Out of the lines in this data, how many include "size"? Give the number and nothing else.

**** Given material ****

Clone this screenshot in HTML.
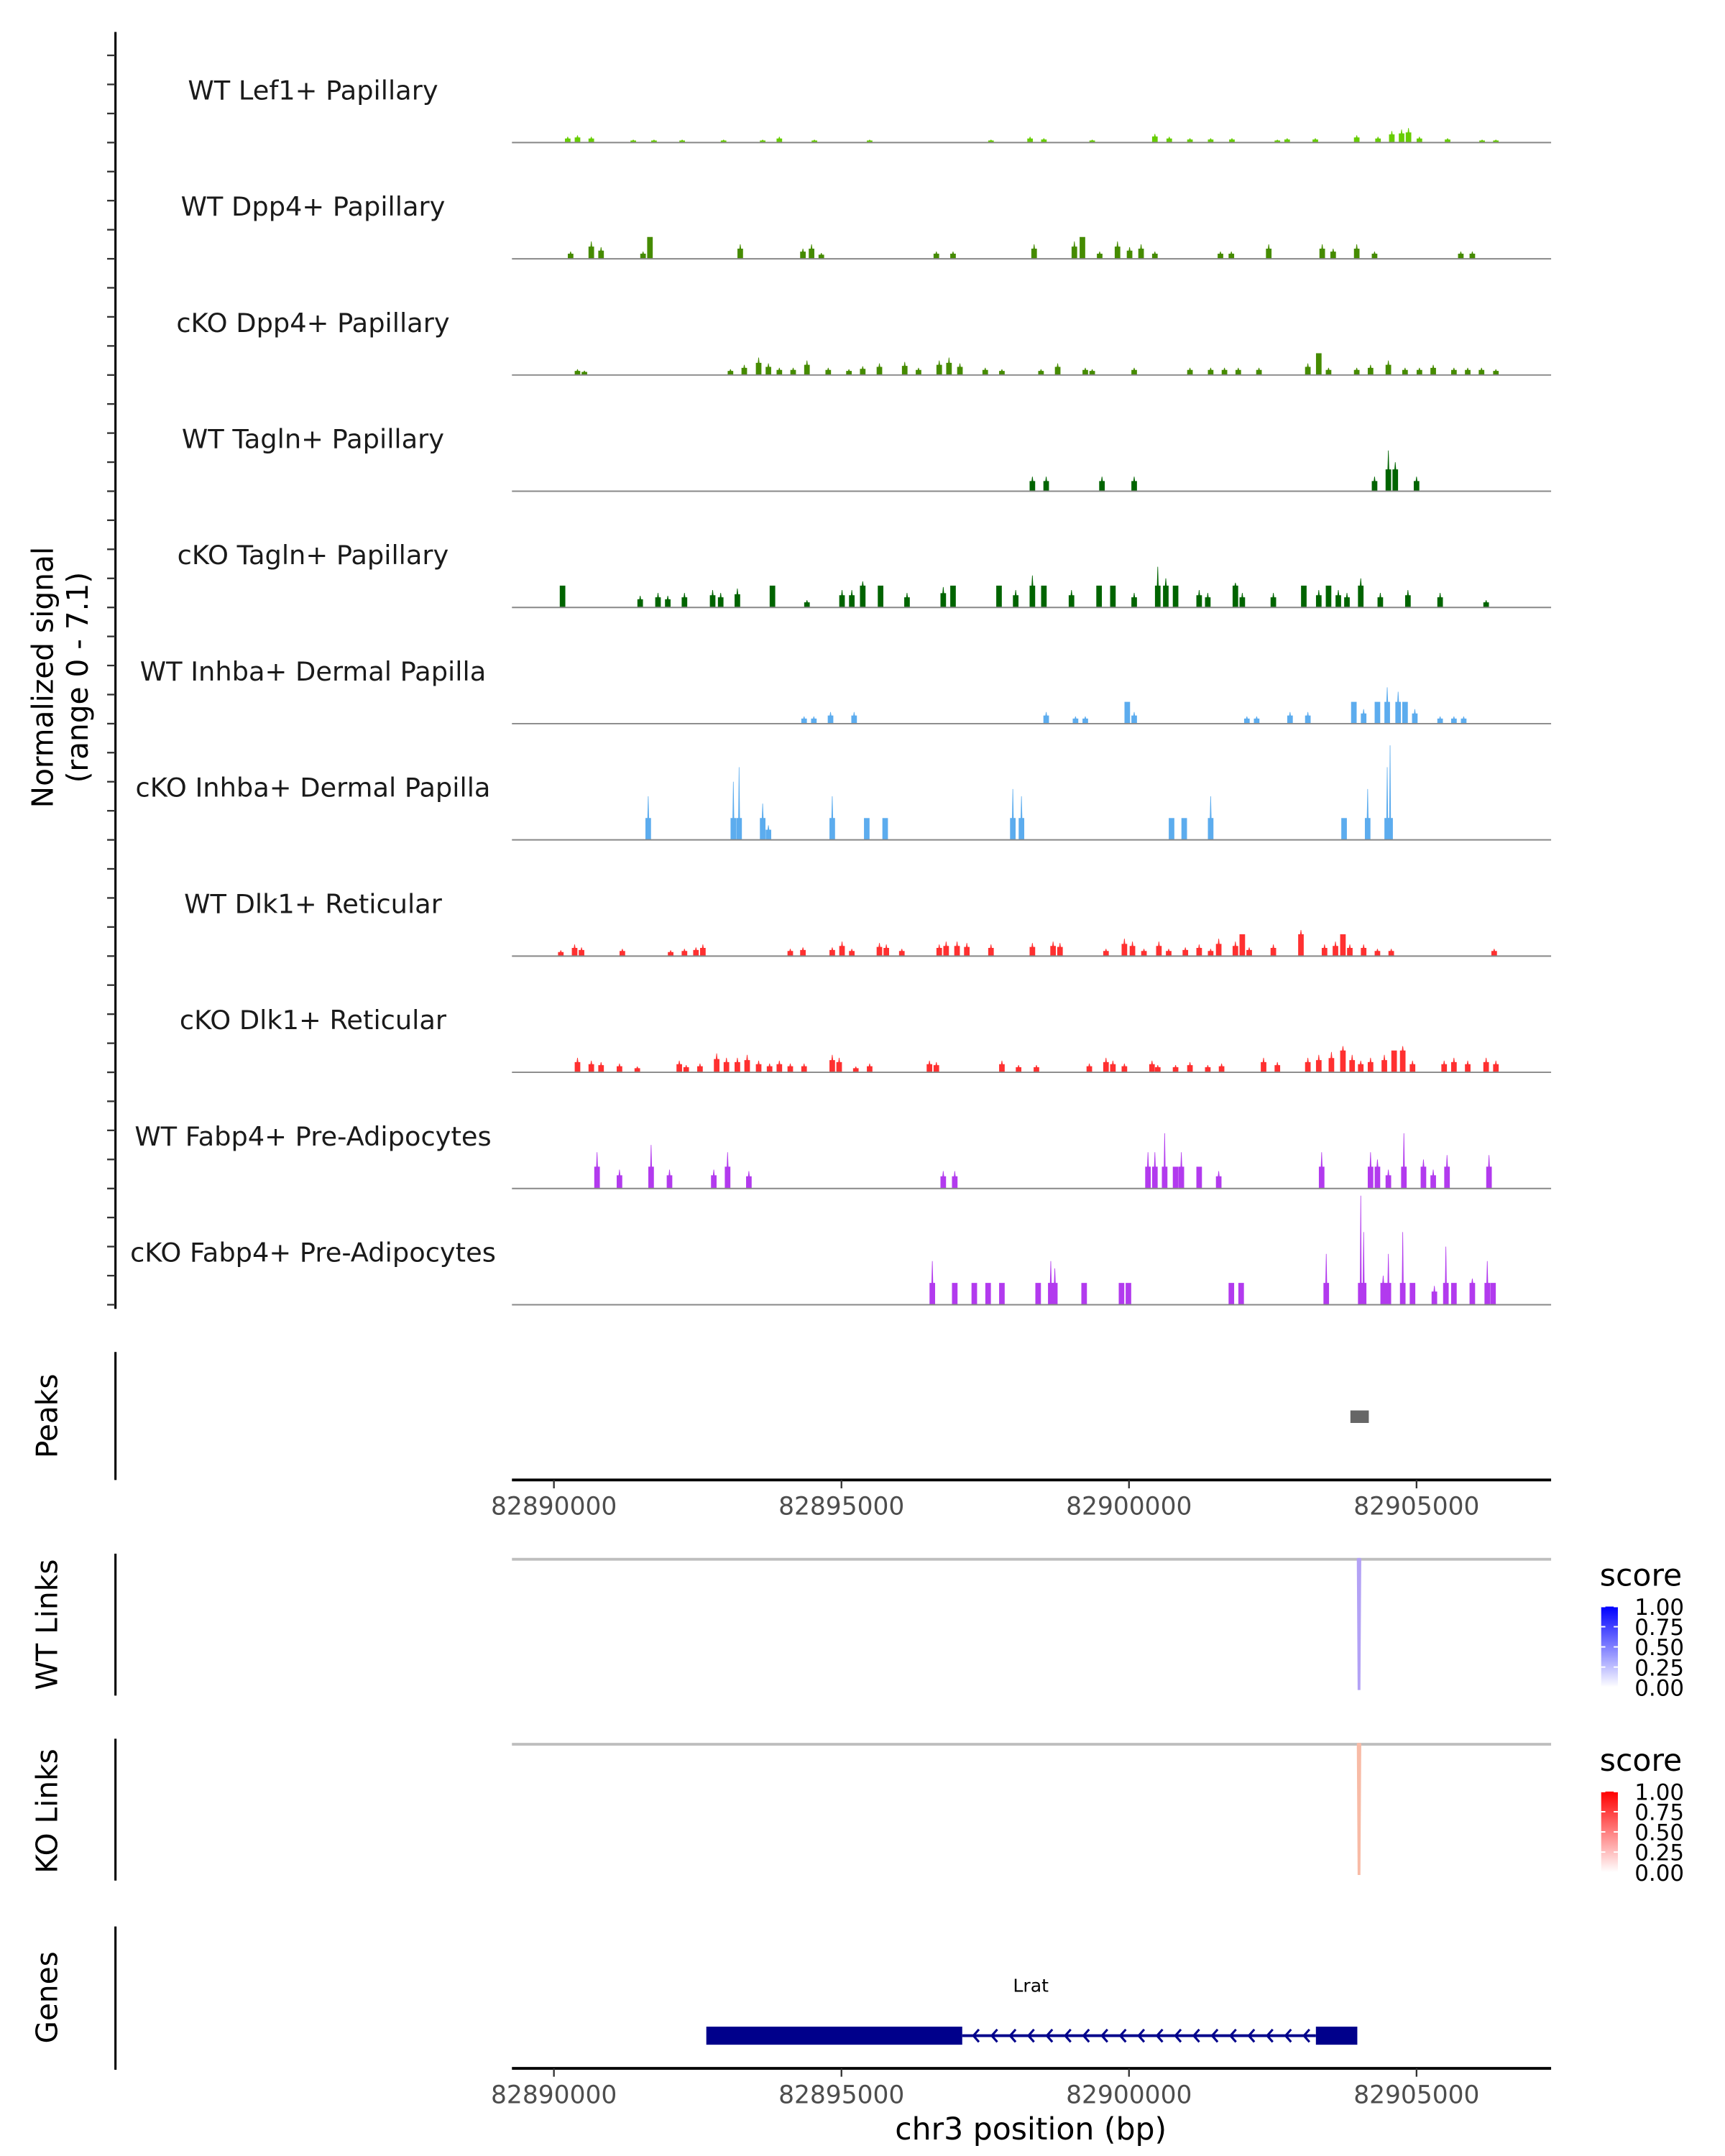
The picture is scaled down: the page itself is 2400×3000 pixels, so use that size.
<!DOCTYPE html>
<html><head><meta charset="utf-8"><style>
html,body{margin:0;padding:0;background:#fff}
svg{display:block}
text{font-family:"DejaVu Sans","Liberation Sans",sans-serif}
</style></head><body>
<svg id="chart" width="2400" height="3000" viewBox="0 0 1240 1550" preserveAspectRatio="none" xmlns="http://www.w3.org/2000/svg">
<g id="tracks"></g>
<g id="axes"></g>
</svg>
<script>
const regionStart = 82889270, regionEnd = 82907340;
const tickValues = [82890000, 82895000, 82900000, 82905000];
const trackNames = ["WT Lef1+ Papillary","WT Dpp4+ Papillary","cKO Dpp4+ Papillary","WT Tagln+ Papillary","cKO Tagln+ Papillary","WT Inhba+ Dermal Papilla","cKO Inhba+ Dermal Papilla","WT Dlk1+ Reticular","cKO Dlk1+ Reticular","WT Fabp4+ Pre-Adipocytes","cKO Fabp4+ Pre-Adipocytes"];
const trackColors = ["#66CD00","#458B00","#458B00","#006400","#006400","#5CACEE","#5CACEE","#FF3030","#FF3030","#B23AEE","#B23AEE"];
// peaks: [offset kb from 82,890,000, signal]
const t1Pos=[0.24,0.41,0.65,1.38,1.74,2.23,2.95,3.63,3.92,4.53,5.49,7.60,8.28,8.52,9.36,10.45,10.70,11.06,11.42,11.79,12.58,12.75,13.24,13.96,14.33,14.57,14.74,14.86,15.05,15.54,16.14,16.38];
const t1Val=[0.4,0.5,0.4,0.2,0.2,0.2,0.2,0.2,0.4,0.2,0.2,0.2,0.4,0.3,0.2,0.6,0.4,0.3,0.3,0.3,0.2,0.3,0.3,0.5,0.4,0.8,0.9,1.0,0.4,0.3,0.2,0.2];
const t2Pos=[0.29,0.65,0.82,1.55,1.67,3.24,4.33,4.48,4.65,6.65,6.94,8.35,9.05,9.19,9.49,9.80,10.01,10.21,10.45,11.59,11.78,12.43,13.36,13.55,13.96,14.27,15.77,15.97];
const t2Val=[0.5,1.2,0.8,0.5,1.5,1.0,0.7,1.0,0.4,0.5,0.5,1.0,1.2,1.5,0.5,1.2,0.8,1.0,0.5,0.5,0.5,1.0,1.0,0.7,1.0,0.5,0.5,0.5];
const t3Pos=[0.41,0.53,3.07,3.31,3.56,3.73,3.92,4.16,4.40,4.77,5.13,5.37,5.66,6.10,6.34,6.70,6.87,7.06,7.50,7.79,8.47,8.76,9.24,9.36,10.09,11.06,11.42,11.66,11.90,12.26,13.11,13.30,13.47,13.96,14.20,14.51,14.80,15.05,15.29,15.65,15.89,16.13,16.38];
const t3Val=[0.4,0.3,0.4,0.7,1.2,0.8,0.5,0.5,1.0,0.5,0.4,0.6,0.8,0.9,0.5,1.0,1.2,0.8,0.5,0.4,0.4,0.8,0.5,0.4,0.5,0.5,0.5,0.5,0.5,0.5,0.8,1.5,0.5,0.5,0.7,1.0,0.5,0.5,0.7,0.5,0.5,0.5,0.4];
const t4Pos=[8.32,8.56,9.53,10.09,14.27,14.51,14.63,15.00];
const t4Val=[1.0,1.0,1.0,1.0,1.0,2.8,2.0,1.0];
const t5Pos=[0.15,1.50,1.81,1.98,2.27,2.76,2.90,3.19,3.80,4.40,5.01,5.18,5.37,5.68,6.14,6.77,6.94,7.74,8.03,8.32,8.52,9.00,9.48,9.72,10.09,10.50,10.64,10.81,11.22,11.37,11.85,11.97,12.51,13.04,13.30,13.47,13.64,13.79,14.03,14.37,14.85,15.41,16.21];
const t5Val=[1.5,0.8,1.0,0.8,1.0,1.2,1.0,1.3,1.5,0.5,1.2,1.2,1.8,1.5,1.0,1.4,1.5,1.5,1.2,2.2,1.5,1.2,1.5,1.5,1.0,2.8,2.0,1.5,1.2,1.0,1.7,1.0,1.0,1.5,1.2,1.5,1.2,1.0,2.0,1.0,1.2,1.0,0.5];
const t6Pos=[4.35,4.52,4.81,5.22,8.56,9.07,9.24,9.97,10.09,12.05,12.22,12.80,13.11,13.91,14.08,14.32,14.49,14.68,14.80,14.97,15.41,15.65,15.82];
const t6Val=[0.5,0.5,0.8,0.8,0.8,0.5,0.5,1.5,0.8,0.5,0.5,0.8,0.8,1.5,1.0,1.5,2.5,2.2,1.5,1.0,0.5,0.5,0.5];
const t7Pos=[1.64,3.12,3.22,3.63,3.73,4.84,5.44,5.76,7.98,8.13,10.74,10.96,11.42,13.74,14.15,14.49,14.54];
const t7Val=[3.0,4.0,5.0,2.5,1.0,3.0,1.5,1.5,3.5,3.0,1.5,1.5,3.0,1.5,3.5,5.0,6.5];
const t8Pos=[0.12,0.36,0.48,1.19,2.03,2.27,2.47,2.59,4.11,4.33,4.84,5.01,5.18,5.66,5.78,6.05,6.70,6.82,7.01,7.18,7.60,8.32,8.68,8.80,9.60,9.92,10.06,10.26,10.52,10.69,10.98,11.22,11.42,11.56,11.85,11.97,12.09,12.51,12.99,13.40,13.59,13.72,13.84,14.08,14.32,14.56,16.35];
const t8Val=[0.4,0.8,0.6,0.5,0.4,0.5,0.6,0.8,0.5,0.6,0.6,1.0,0.5,0.9,0.8,0.5,0.8,1.0,1.0,0.9,0.8,0.9,1.0,0.9,0.5,1.2,1.0,0.5,1.0,0.5,0.6,0.8,0.5,1.2,1.0,1.5,0.6,0.8,1.8,0.8,1.0,1.5,0.8,0.8,0.5,0.5,0.5];
const t9Pos=[0.41,0.65,0.82,1.14,1.45,2.18,2.30,2.54,2.83,3.00,3.19,3.36,3.56,3.75,3.92,4.11,4.35,4.84,4.96,5.25,5.49,6.53,6.65,7.79,8.08,8.39,9.31,9.60,9.72,9.92,10.40,10.50,10.81,11.06,11.37,11.61,12.34,12.58,13.11,13.30,13.52,13.72,13.88,14.03,14.20,14.44,14.61,14.76,14.93,15.48,15.65,15.89,16.21,16.38];
const t9Val=[1.0,0.8,0.7,0.6,0.4,0.8,0.5,0.6,1.3,1.0,1.0,1.2,0.8,0.6,0.8,0.6,0.6,1.2,1.0,0.4,0.6,0.8,0.7,0.8,0.5,0.5,0.6,1.0,0.8,0.6,0.8,0.5,0.5,0.7,0.5,0.6,1.0,0.7,1.0,1.2,1.4,1.8,1.2,0.8,1.0,1.2,1.5,1.8,0.8,0.8,1.0,0.8,1.0,0.8];
const t10Pos=[0.75,1.14,1.69,2.01,2.78,3.02,3.39,6.77,6.97,10.33,10.45,10.62,10.81,10.91,11.22,11.56,13.35,14.20,14.32,14.51,14.78,15.12,15.29,15.53,16.26];
const t10Val=[2.5,1.3,3.0,1.3,1.3,2.5,1.2,1.2,1.2,2.5,2.5,3.8,1.5,2.5,1.5,1.2,2.5,2.5,2.0,1.3,3.8,2.0,1.3,2.3,2.3];
const t11Pos=[6.58,6.97,7.31,7.55,7.79,8.42,8.64,8.71,9.22,9.87,9.99,11.78,11.95,13.43,14.03,14.08,14.42,14.51,14.76,14.93,15.31,15.51,15.65,15.97,16.23,16.33];
const t11Val=[3.0,1.5,1.5,1.5,1.5,1.5,3.0,2.5,1.5,1.5,1.5,1.5,1.5,3.5,7.5,5.0,2.0,3.5,5.0,1.5,1.3,4.0,1.5,1.8,3.0,1.5];
const trackPos=[t1Pos,t2Pos,t3Pos,t4Pos,t5Pos,t6Pos,t7Pos,t8Pos,t9Pos,t10Pos,t11Pos];
const trackVal=[t1Val,t2Val,t3Val,t4Val,t5Val,t6Val,t7Val,t8Val,t9Val,t10Val,t11Val];
const peakStart = 82903850, peakEnd = 82904170;
const linkPos = 82904000, wtLinkScore = 0.35, koLinkScore = 0.35;
const geneStart = 82892650, geneEnd = 82903970, cdsLeftEnd = 82897100, cdsRightStart = 82903250;

const NS="http://www.w3.org/2000/svg";
const X0=368, X1=1115;
function xs(bp){return X0+(bp-regionStart)/(regionEnd-regionStart)*(X1-X0);}
function xo(kb){return xs(82890000+kb*1000);}
const PXU=10.45, BASE0=102.5, STEP=83.55;
function ys(i,v){return BASE0+i*STEP-v*PXU;}
function mk(tag,attrs,parent,txt){const e=document.createElementNS(NS,tag);for(const k in attrs)e.setAttribute(k,attrs[k]);if(txt!==undefined)e.textContent=txt;parent.appendChild(e);return e;}
const T=document.getElementById('tracks'), A=document.getElementById('axes');

let ax=mk('line',{x1:83,y1:23,x2:83,y2:941,stroke:'#000','stroke-width':1.6},A);


for(let i=0;i<11;i++){for(let k=0;k<4;k++){const y=ys(i,k*2);
 const tk=mk('line',{x1:77,y1:y,x2:83,y2:y,stroke:'#333','stroke-width':1.2},A);
 
 }}
let yt=mk('text',{x:0,y:0,'font-size':21,'text-anchor':'middle',fill:'#000',transform:'translate(42,487) rotate(-90)'},A);


mk('tspan',{x:0,dy:-4},yt,'Normalized signal');mk('tspan',{x:0,dy:25},yt,'(range 0 - 7.1)');

for(let i=0;i<11;i++){
 const g=mk('g',{},T);
 
 
 const lb=mk('text',{x:225,y:ys(i,0)-31,'font-size':19,'text-anchor':'middle',fill:'#1a1a1a'},g,trackNames[i]);
 
 
 const pos=trackPos[i],val=trackVal[i];
 for(let j=0;j<pos.length;j++){
  const cx=xo(pos[j]), b=ys(i,0), v=val[j], blk=v>1.4?1.5:v*0.7;
  const pts=[[cx-2,b],[cx-2,ys(i,blk)],[cx-0.6,ys(i,blk)],[cx-0.2,ys(i,v)],[cx+0.2,ys(i,v)],[cx+0.6,ys(i,blk)],[cx+2,ys(i,blk)],[cx+2,b]];
  const p=mk('polygon',{points:pts.map(q=>q.join(',')).join(' '),fill:trackColors[i]},g);
  
  
 }
 const bl=mk('line',{x1:X0,y1:ys(i,0),x2:X1,y2:ys(i,0),stroke:'#888','stroke-width':1},g);
 
 
}

function leftLine(y1,y2,name,title,ty){
 const l=mk('line',{x1:83,y1:y1,x2:83,y2:y2,stroke:'#000','stroke-width':1.6},A);
 
 
 const t=mk('text',{x:0,y:0,'font-size':21,'text-anchor':'middle',fill:'#000',transform:'translate(41,'+ty+') rotate(-90)'},A,title);
 
 
}
function xAxis(y,name){
 const l=mk('line',{x1:X0,y1:y,x2:X1,y2:y,stroke:'#000','stroke-width':2},A);
 
 
 for(const t of tickValues){
  const tk=mk('line',{x1:xs(t),y1:y,x2:xs(t),y2:y+6,stroke:'#333','stroke-width':1.2},A);
  
  
  const tl=mk('text',{x:xs(t),y:y+25,'font-size':17.8,'text-anchor':'middle',fill:'#4d4d4d'},A,String(t));
  
  
 }
}
leftLine(972,1064,'peaks-axis','Peaks',1018);
let pr=mk('rect',{x:xs(peakStart),y:1014,width:xs(peakEnd)-xs(peakStart),height:9,fill:'#666'},A);


xAxis(1064,'peaks-x-axis');

function linkPanel(top,name,title,ty,col,scoreColor,score,gradId){
 leftLine(top-4,top+98,name+'-axis',title,ty);
 const gl=mk('line',{x1:X0,y1:top,x2:X1,y2:top,stroke:'#bebebe','stroke-width':2},A);
 
 
 const lk=mk('path',{d:'M'+(xs(linkPos)-0.6)+','+top+' L'+xs(linkPos)+','+(top+94)+' L'+(xs(linkPos)+0.6)+','+top,fill:'none',stroke:scoreColor,'stroke-width':2,'stroke-linecap':'round'},A);
 
 
 const defs=mk('defs',{},A);const gr=mk('linearGradient',{id:gradId,x1:0,y1:1,x2:0,y2:0},defs);
 mk('stop',{offset:0,'stop-color':'#fff'},gr);mk('stop',{offset:1,'stop-color':col},gr);
 const st=mk('text',{x:1150,y:top+19,'font-size':22,fill:'#000'},A,'score');
 
 
 const cb=mk('rect',{x:1151,y:top+34,width:12,height:58,fill:'url(#'+gradId+')'},A);
 
 
 ['1.00','0.75','0.50','0.25','0.00'].forEach((s,k)=>{
  const yy=top+34+k*14.5;
  const tt=mk('text',{x:1175,y:yy+6,'font-size':16,fill:'#000'},A,s);
  
  
  mk('line',{x1:1151,y1:yy,x2:1154,y2:yy,stroke:'#fff'},A);mk('line',{x1:1160,y1:yy,x2:1163,y2:yy,stroke:'#fff'},A);
 });
}
linkPanel(1121,'wt-links','WT Links',1168,'#0000ff','#b3a2f5',wtLinkScore,'gb');
linkPanel(1254,'ko-links','KO Links',1302,'#ff0000','#f8bba6',koLinkScore,'gr');

leftLine(1385,1488,'genes-axis','Genes',1436);
let gn=mk('text',{x:741,y:1432,'font-size':13,'text-anchor':'middle',fill:'#000'},A,'Lrat');


let intr=mk('line',{x1:xs(cdsLeftEnd),y1:1463.5,x2:xs(cdsRightStart),y2:1463.5,stroke:'#00008B','stroke-width':2},A);


for(let x=xs(cdsLeftEnd)+8;x<xs(cdsRightStart)-4;x+=13.2){
 const ch=mk('path',{d:'M'+(x+4)+',1459 L'+x+',1463.5 L'+(x+4)+',1468',fill:'none',stroke:'#00008B','stroke-width':1.6},A);
 
 
}
let e1=mk('rect',{x:xs(geneStart),y:1457,width:xs(cdsLeftEnd)-xs(geneStart),height:13,fill:'#00008B'},A);


let e2=mk('rect',{x:xs(cdsRightStart),y:1457,width:xs(geneEnd)-xs(cdsRightStart),height:13,fill:'#00008B'},A);


xAxis(1487,'genes-x-axis');
let xt=mk('text',{x:741,y:1538,'font-size':22,'text-anchor':'middle',fill:'#000'},A,'chr3 position (bp)');


</script>
</body></html>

****

● **Reply to the exercise**: 9